Parenting

Mothers needlessly separated from babies under UK hospital Covid rules


Mothers are being needlessly separated from their babies under strict hospital restrictions introduced to stop the spread of Covid-19, doctors and charities have warned.

The measures preventing UK parents from staying with their babies when one or both require hospital treatment are causing trauma and increasing the risk of physical and mental health problems, it is claimed.

Some parents of sick babies are also being barred from seeing their child in neonatal units, which is causing distress and preventing bonding.

Campaigners have written to the health secretary, Matt Hancock, to raise their concerns. They want hospitals to review these policies urgently and have called for a working group to draw up national standards to meet families’ needs during pregnancy, birth and breastfeeding.

Dr Victoria Thomas, a paediatrician and co-chair of the Hospital Infant Feeding Network, said restrictions were being applied differently by different hospitals, meaning families faced a postcode lottery.

“Mums and babies are effectively one unit. As a clinician, I can’t see any additional risk to having a baby admitted with its mother or vice versa,” she said.

More than 250 doctors and 18 charities working with families are among the letter’s 650 signatories. They are demanding that mothers and children be kept together as much as possible, that hospitals acknowledge that neither mother nor child is a visitor when the other is hospitalised and that guidelines published by regulator Nice, the Royal College of Obstetrics and Gynaecologists and the Royal College of Paediatrics and Child Health are followed.

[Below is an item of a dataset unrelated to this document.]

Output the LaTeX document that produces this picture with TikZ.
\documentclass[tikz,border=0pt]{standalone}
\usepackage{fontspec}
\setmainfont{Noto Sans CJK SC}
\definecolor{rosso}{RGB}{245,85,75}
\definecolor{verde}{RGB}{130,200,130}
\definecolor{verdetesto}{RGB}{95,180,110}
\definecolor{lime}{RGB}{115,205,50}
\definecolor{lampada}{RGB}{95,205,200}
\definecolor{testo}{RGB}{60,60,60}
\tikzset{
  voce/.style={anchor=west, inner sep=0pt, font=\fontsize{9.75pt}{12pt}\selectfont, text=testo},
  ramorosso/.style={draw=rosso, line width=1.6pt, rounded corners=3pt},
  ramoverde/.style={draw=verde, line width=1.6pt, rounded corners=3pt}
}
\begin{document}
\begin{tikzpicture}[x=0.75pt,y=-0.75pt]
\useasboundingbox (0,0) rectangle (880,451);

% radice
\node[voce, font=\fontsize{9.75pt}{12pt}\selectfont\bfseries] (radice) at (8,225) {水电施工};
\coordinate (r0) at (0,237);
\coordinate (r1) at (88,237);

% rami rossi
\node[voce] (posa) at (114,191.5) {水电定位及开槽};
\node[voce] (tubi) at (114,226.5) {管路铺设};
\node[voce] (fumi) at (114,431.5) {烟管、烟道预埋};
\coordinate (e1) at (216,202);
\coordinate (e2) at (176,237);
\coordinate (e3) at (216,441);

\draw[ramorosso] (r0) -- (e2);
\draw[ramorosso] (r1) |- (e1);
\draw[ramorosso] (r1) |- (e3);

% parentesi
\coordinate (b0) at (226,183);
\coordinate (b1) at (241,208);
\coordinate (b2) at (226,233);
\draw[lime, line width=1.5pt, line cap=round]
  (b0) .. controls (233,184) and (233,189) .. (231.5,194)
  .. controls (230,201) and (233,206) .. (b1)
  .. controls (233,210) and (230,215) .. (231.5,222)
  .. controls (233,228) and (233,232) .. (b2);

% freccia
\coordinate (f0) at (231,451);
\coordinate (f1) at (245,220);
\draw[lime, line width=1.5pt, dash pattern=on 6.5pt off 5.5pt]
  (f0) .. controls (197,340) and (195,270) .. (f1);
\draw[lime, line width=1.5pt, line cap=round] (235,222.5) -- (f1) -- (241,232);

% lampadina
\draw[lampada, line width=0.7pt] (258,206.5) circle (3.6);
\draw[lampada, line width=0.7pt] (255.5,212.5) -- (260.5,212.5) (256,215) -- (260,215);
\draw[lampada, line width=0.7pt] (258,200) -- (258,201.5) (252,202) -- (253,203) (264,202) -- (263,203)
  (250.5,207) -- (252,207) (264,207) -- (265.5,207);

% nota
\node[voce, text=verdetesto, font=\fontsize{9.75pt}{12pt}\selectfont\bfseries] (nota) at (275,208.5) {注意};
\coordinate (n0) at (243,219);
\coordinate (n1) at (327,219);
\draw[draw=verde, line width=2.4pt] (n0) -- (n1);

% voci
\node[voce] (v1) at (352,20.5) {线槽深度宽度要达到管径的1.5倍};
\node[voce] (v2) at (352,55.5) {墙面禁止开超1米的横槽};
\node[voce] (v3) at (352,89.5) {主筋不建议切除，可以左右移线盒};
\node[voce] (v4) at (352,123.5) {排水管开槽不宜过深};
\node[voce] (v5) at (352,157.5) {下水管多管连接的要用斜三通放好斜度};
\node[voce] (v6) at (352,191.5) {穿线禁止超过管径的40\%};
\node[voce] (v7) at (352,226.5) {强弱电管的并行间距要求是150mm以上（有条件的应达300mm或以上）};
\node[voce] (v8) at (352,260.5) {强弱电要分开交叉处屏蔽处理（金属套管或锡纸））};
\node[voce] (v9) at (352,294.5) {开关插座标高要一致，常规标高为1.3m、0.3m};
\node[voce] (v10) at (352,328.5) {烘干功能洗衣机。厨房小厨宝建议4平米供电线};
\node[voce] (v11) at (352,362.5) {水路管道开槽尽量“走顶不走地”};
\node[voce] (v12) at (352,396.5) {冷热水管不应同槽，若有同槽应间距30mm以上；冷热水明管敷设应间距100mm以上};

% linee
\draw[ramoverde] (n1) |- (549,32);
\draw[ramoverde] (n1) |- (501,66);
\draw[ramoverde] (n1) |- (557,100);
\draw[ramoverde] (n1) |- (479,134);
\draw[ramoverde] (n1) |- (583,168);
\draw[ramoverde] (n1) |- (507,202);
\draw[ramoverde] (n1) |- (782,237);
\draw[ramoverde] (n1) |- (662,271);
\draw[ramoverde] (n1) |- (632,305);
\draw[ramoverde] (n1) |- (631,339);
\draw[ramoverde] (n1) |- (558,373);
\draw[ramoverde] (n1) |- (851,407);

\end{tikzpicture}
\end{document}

“People who are separating parents and babies are going against the guidelines and acting in detriment to children and parents’ mental and physical health,” said Thomas.

Amy Taylor, 33, was separated from her seven-week-old son for 27 hours after she woke up unable to move one morning. She was taken to hospital in north-east England by ambulance. “My son had always refused a bottle so I was terrified he would get too dehydrated and be admitted into hospital himself,” she said.

She said the care she received in hospital was good but that restrictions did not allow her to see her son during her stay. She now has to attend two hospital appointments a week without her son. “It’s an ongoing problem. It makes everything more stressful,” she said. Taylor has been referred to counselling, mainly due to the trauma of being separated from her newborn baby.

“A mother and her baby should never be separated – in a hospital, a restaurant, anywhere,” said Dr Helen Mactier, president of the British Association of Perinatal Medicine. “In most cases, a rule made up for other [hospital departments] gets blanket applied. Our message is that parents are partners in care and should have unrestricted access to the baby.”

Dr Janine Simpson, 33, had mixed experiences at the hospital where she was treated for mastitis. She was admitted into A&E, where her husband was allowed in a side room with her baby to enable her to feed. But weeks later, she had to attend an appointment for the same problem and was told repeatedly that her three-month-old baby would not be able to join her. Instead someone would have to wait with her daughter for up to three hours in a car park 30 minutes’ walk away from the hospital.

“Part of treatment for mastitis is to breastfeed regularly,” said Simpson. “I can’t have my daughter away from me for an hour. I challenged them and spoke to the consultant three or four times. I spoke to the infant feeding team. They said there was nothing they could do. There were so many challenges that Covid brought. It was heartbreaking.”

In other accounts given to the Hospital Infant Feeding Network, women report being sent away from outpatient clinic and scan appointments because they have attended with their baby. Some have had to wait for Covid swabs to be returned before being allowed to join their infants on mother and baby units, resulting in three days’ separation at a critical time.

The revelations follow a survey by Bliss, a charity for families with babies cared for in neonatal units, which found hospitals had placed restrictions on visits by parents. Bliss says such limitations have an enormous impact on families, affecting their mental health and wellbeing.

An NHS England spokesperson said: “The NHS has been clear that parents should be with their babies in neonatal units as much as possible and any restrictions should only happen when absolutely necessary.”